The previous code processed the users of a stack slot in order of
decreasing size and allocated the slot based on the first user.
This seems a bit dangerous, since the ordering is based on the
mode of the biggest reference while the allocation is based also
on the size of the register itself (which I think could be larger).

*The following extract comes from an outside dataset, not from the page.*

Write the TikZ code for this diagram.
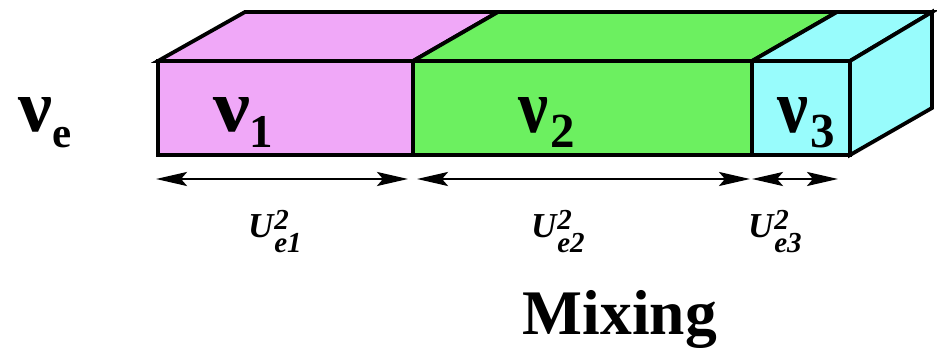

That scheme doesn't scale well to polynomial sizes, since there's
no guarantee that the order of the sizes is known at compile time.
This patch instead records an upper bound on the size required
by all users of a slot.  It also records the maximum alignment
requirement.

Tested on aarch64-linux-gnu and x86_64-linux-gnu.  OK to install?

Thanks,
Richard


[ This patch is part of the SVE series posted here:
  https://gcc.gnu.org/ml/gcc/2016-11/msg00030.html ]

gcc/
2016-11-15  Richard Sandiford  <richard.sandiford@arm.com>
	    Alan Hayward  <alan.hayward@arm.com>
	    David Sherwood  <david.sherwood@arm.com>

	* function.h (spill_slot_alignment): Declare.
	* function.c (spill_slot_alignment): New function.
	* lra-spills.c (slot): Add align and size fields.
	(assign_mem_slot): Use them in the call to assign_stack_local.
	(add_pseudo_to_slot): Update the fields.
	(assign_stack_slot_num_and_sort_pseudos): Initialise the fields.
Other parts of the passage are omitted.